There are many different types of keyword categories including: Conclusion, Continuation, Contrast, Emphasis,
Evidence, Illustration and Sequence. Each category serves its own function, as do the keywords inside of a given
category.
In corpus linguistics, keywords can be identified as words which appear with statistically unusual frequency in
a text or a corpus of texts; as such they are identified by software by comparing a word-list of the text in
question with a word-list based on a larger reference corpus. This procedure is used for example by WordSmith.
On the web, a keyword is a reference to the content and/or the type of meta element included in a given web
page's HTML code to aid in the page's indexing. A keyword meta element may include several comma-separated keywords
(or keyword phrases, each of which may contain several individual words) as follows :
<meta name="keywords" content="keywords"/>
Looking back to the 90s, the search engine crawlers were relatively poor in terms of analysis capabilities, and,
thus, the meta keywords were a simple way to detect the topics of a page. Historically, it has been the first way
to optimize for search engines, however, no major search engine today claims to read the keywords which has raised
the question of whether they are still needed at all.

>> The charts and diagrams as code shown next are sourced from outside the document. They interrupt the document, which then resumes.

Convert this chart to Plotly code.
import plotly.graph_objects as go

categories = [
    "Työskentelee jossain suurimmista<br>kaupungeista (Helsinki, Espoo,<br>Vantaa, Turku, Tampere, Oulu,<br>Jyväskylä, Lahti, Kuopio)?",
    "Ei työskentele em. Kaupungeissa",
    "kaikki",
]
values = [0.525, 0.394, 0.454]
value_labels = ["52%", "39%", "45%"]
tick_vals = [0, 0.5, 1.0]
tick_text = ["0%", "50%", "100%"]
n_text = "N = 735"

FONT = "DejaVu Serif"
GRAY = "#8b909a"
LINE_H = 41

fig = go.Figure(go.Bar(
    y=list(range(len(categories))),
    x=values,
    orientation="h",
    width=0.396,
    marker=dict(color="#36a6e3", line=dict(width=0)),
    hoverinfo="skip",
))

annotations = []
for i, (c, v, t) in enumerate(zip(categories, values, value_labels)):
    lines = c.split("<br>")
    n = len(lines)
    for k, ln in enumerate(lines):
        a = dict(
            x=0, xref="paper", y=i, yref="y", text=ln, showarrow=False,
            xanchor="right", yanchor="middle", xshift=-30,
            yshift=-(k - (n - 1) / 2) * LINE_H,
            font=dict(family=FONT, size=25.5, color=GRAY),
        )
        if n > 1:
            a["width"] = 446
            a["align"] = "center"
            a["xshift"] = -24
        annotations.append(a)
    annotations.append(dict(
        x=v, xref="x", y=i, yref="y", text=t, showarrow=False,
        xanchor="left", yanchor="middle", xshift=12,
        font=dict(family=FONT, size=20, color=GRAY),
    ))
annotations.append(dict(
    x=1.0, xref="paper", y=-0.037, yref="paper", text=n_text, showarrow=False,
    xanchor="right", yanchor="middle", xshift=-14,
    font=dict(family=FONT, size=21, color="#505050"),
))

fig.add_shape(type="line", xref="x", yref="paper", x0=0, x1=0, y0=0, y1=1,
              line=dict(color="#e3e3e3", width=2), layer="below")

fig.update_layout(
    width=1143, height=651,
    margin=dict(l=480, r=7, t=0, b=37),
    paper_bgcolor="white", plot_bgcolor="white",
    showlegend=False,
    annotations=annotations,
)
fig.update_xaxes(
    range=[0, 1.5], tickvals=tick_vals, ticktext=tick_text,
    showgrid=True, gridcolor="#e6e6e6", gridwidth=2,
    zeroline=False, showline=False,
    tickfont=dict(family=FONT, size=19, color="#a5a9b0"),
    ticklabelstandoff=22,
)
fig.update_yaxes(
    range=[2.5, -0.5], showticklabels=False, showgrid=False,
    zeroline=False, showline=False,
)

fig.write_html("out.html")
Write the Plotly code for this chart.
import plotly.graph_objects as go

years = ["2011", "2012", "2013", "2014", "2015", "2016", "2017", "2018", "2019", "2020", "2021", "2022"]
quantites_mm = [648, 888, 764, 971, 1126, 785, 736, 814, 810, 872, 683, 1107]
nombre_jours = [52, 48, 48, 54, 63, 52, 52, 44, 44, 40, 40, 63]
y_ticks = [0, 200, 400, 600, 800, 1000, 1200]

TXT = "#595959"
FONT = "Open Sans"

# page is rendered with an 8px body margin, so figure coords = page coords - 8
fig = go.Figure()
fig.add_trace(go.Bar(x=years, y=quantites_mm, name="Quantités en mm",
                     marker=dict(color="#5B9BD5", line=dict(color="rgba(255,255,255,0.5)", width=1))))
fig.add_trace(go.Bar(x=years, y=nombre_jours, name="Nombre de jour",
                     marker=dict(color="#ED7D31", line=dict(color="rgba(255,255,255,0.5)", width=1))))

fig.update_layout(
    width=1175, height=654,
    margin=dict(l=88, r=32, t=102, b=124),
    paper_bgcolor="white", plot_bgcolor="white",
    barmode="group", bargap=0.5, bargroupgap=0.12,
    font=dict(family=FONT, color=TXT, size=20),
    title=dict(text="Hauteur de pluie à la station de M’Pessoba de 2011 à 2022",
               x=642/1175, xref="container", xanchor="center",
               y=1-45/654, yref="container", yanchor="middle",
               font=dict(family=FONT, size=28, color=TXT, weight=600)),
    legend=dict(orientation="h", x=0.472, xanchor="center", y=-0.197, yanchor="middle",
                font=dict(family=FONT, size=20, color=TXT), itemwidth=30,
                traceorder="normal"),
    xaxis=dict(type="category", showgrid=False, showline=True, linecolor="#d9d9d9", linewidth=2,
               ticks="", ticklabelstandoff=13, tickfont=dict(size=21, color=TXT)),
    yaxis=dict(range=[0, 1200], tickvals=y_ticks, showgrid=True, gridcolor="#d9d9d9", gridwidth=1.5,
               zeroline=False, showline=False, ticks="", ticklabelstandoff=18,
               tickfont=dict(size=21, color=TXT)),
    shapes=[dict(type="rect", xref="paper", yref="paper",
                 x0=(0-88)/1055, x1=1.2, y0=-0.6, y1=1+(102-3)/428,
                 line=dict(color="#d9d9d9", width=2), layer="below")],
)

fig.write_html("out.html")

There are two aspects to working with keywords: from the perspective of the information provider, and from the
perspective of the information users (i.e. "producers" and "users").

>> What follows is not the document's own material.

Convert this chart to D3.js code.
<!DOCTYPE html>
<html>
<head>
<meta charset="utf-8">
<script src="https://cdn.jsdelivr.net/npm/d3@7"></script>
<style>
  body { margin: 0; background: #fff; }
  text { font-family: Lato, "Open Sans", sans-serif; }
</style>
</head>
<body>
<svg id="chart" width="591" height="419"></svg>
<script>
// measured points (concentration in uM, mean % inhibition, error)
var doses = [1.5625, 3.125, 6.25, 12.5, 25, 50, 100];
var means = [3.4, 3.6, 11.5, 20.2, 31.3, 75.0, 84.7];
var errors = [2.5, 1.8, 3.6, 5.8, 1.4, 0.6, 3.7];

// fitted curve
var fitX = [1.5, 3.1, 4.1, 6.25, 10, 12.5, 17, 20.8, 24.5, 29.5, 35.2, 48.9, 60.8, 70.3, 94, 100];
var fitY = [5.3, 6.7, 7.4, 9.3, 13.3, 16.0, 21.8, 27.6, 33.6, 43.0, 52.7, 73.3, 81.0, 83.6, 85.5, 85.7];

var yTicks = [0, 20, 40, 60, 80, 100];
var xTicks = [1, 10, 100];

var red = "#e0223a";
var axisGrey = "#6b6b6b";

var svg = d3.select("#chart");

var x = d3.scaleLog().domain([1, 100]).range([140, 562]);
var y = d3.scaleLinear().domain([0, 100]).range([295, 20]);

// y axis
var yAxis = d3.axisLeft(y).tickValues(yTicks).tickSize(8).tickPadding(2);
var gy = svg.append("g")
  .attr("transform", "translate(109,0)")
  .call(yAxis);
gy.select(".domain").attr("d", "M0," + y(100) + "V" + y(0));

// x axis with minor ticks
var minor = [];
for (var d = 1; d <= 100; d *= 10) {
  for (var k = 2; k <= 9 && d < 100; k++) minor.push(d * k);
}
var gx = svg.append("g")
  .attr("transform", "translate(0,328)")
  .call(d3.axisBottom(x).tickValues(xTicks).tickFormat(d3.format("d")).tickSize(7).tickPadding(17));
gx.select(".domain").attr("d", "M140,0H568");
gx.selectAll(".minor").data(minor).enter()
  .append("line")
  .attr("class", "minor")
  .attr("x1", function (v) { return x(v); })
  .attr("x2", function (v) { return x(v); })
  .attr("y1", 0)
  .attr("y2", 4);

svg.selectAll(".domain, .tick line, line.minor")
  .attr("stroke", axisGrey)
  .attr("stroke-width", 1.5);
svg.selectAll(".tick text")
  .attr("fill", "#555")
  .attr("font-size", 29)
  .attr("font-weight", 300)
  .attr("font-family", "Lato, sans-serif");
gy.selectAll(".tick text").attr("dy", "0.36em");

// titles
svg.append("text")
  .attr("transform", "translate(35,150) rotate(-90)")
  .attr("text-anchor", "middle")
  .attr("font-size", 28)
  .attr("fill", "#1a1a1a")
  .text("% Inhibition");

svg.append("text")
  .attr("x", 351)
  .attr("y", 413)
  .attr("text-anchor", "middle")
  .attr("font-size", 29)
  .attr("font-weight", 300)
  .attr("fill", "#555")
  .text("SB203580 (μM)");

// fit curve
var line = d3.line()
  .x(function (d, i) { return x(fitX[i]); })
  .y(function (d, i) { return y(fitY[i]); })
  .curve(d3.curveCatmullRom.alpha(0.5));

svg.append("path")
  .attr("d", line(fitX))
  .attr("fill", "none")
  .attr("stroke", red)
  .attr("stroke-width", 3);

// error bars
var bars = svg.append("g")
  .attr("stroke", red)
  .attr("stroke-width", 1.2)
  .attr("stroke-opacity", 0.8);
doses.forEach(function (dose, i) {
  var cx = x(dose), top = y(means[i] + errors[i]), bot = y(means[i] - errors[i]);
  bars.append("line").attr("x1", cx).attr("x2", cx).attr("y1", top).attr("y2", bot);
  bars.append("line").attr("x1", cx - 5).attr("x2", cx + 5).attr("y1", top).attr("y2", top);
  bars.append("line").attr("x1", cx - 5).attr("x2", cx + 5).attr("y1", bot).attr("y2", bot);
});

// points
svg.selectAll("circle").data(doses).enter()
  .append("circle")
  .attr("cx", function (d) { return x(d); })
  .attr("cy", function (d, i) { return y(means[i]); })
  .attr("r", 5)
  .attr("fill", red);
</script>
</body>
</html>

Information producers: For information publishers (meaning anyone providing digitally searchable content
they want to be found by a given audience), there are a tremendous number of subtleties to developing a keyword
framework that a) adequately describes the content, and b) connects that content to the right audience. The first
mistake many publishers make is to 'underdescribe' their content by using a keyword that is too general to be
useful. For example, to say the keyword for this essay is "keywords" would be such an 'underdescription' -- a
better keyword (really, keyword phrase) would be something like "keyword development" or "keyword definition" or
"how keywords are used." The second mistake publishers frequently make is to not put themselves in the mind of the
searcher, but to instead use keywords that are relevant to them. The easy fix for this lack of perspective is
simply to do the footwork: make a list of keywords that might be relevant and then verify whether or not they
garner searches by checking the list on a database that collects such information and provides "suggestions" that
you may never thought of (Keyword Discovery, Wordtracker and Overture are just three such services). Never make
assumptions -- for example, according to one of the keyword databases listed, "keyword assistance" gets zero
searches per year but "keyword research" gets 50 searches per year. [Note that a very common error is the "verify"

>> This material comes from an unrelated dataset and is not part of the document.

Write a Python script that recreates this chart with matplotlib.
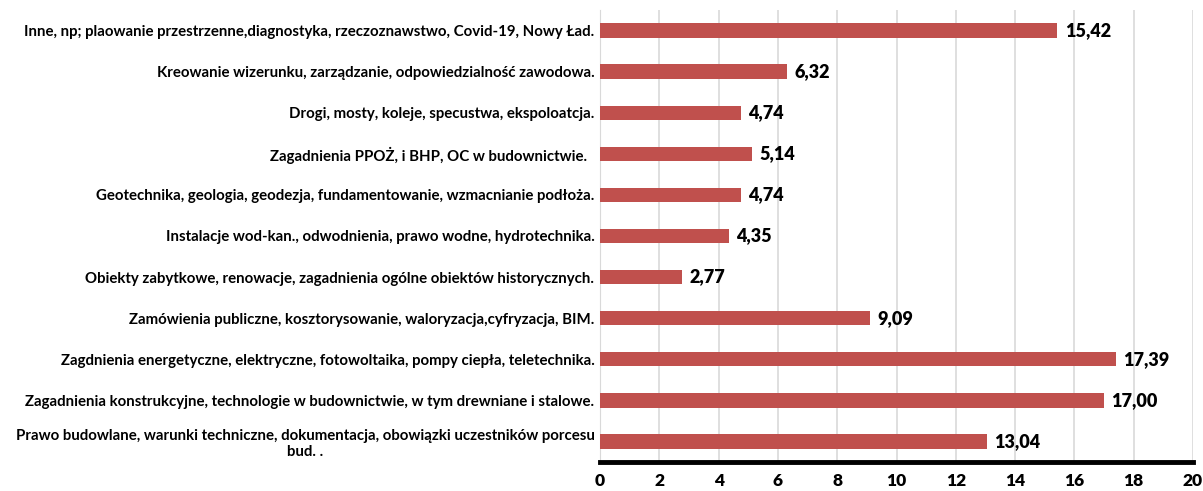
import matplotlib
matplotlib.use("Agg")
import matplotlib.pyplot as plt
import numpy as np

categories = [
    "Prawo budowlane, warunki techniczne, dokumentacja, obowiązki uczestników porcesu\nbud. .",
    "Zagadnienia konstrukcyjne, technologie w budownictwie, w tym drewniane i stalowe.",
    "Zagdnienia energetyczne, elektryczne, fotowoltaika, pompy ciepła, teletechnika.",
    "Zamówienia publiczne, kosztorysowanie, waloryzacja,cyfryzacja, BIM.",
    "Obiekty zabytkowe, renowacje, zagadnienia ogólne obiektów historycznych.",
    "Instalacje wod-kan., odwodnienia, prawo wodne, hydrotechnika.",
    "Geotechnika, geologia, geodezja, fundamentowanie, wzmacnianie podłoża.",
    "Zagadnienia PPOŻ, i BHP, OC w budownictwie.  ",
    "Drogi, mosty, koleje, specustwa, ekspoloatcja.",
    "Kreowanie wizerunku, zarządzanie, odpowiedzialność zawodowa.",
    "Inne, np; plaowanie przestrzenne,diagnostyka, rzeczoznawstwo, Covid-19, Nowy Ład.",
]
values = [13.04, 17.00, 17.39, 9.09, 2.77, 4.35, 4.74, 5.14, 4.74, 6.32, 15.42]
x_ticks = [0, 2, 4, 6, 8, 10, 12, 14, 16, 18, 20]

plt.rcParams["font.family"] = ["Lato", "DejaVu Sans"]

fig = plt.figure(figsize=(12.03, 4.91), dpi=100)
ax = fig.add_axes([600 / 1203, 1 - 462 / 491, 593 / 1203, 452 / 491])

y = np.arange(len(categories))
ax.barh(y, values, height=0.35, color="#C0504D", zorder=3)

for yi, v in zip(y, values):
    ax.text(v + 0.25, yi, f"{v:.2f}".replace(".", ","), va="center", ha="left",
            fontsize=13, fontweight="heavy", color="black")

ax.set_xlim(0, 20)
ax.set_ylim(-0.5, len(categories) - 0.5)
ax.set_xticks(x_ticks)
ax.set_xticklabels([str(t) for t in x_ticks], fontsize=12.5, fontweight="heavy")
ax.set_yticks(y)
ax.set_yticklabels(categories, fontsize=10.8, fontweight="bold")
for lbl in ax.get_yticklabels():
    lbl.set_multialignment("center")
ax.tick_params(axis="both", length=0)
ax.tick_params(axis="y", pad=4)
ax.tick_params(axis="x", pad=8)

ax.grid(axis="x", color="#D9D9D9", linewidth=1.2, zorder=0)
for side in ["top", "right"]:
    ax.spines[side].set_visible(False)
ax.spines["left"].set_color("#D9D9D9")
ax.spines["bottom"].set_color("black")
ax.spines["bottom"].set_linewidth(3.5)
ax.spines["bottom"].set_zorder(4)

fig.savefig("out.png", dpi=100)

a keyword by typing it into a search engine and seeing how many web pages come back. This indicates is how many
pages have that keyword in their content, not how many people are searching for that keyword, and there is no
relationship between those two datum.] It is important to keep in mind the need to be flexible -- there are as many
ways to describe something (and develop a search query for it) as there are people with keyboards -- but not too
flexible. The goal is precision, and the searcher will appreciate efforts to describe precisely what your content
is about if it is precisely what they are looking for.
Information users: Precision of the keyword phrase is of paramount importance to the searcher. Search
engines are so powerful that they frequently return listings that ranges from exactly the user intent to completely
irrelevant results. Careful consideration of exactly what the searcher wants is a prerequisite. Even more,
searchers need to be familiar with ways to structure a search to get the information they want.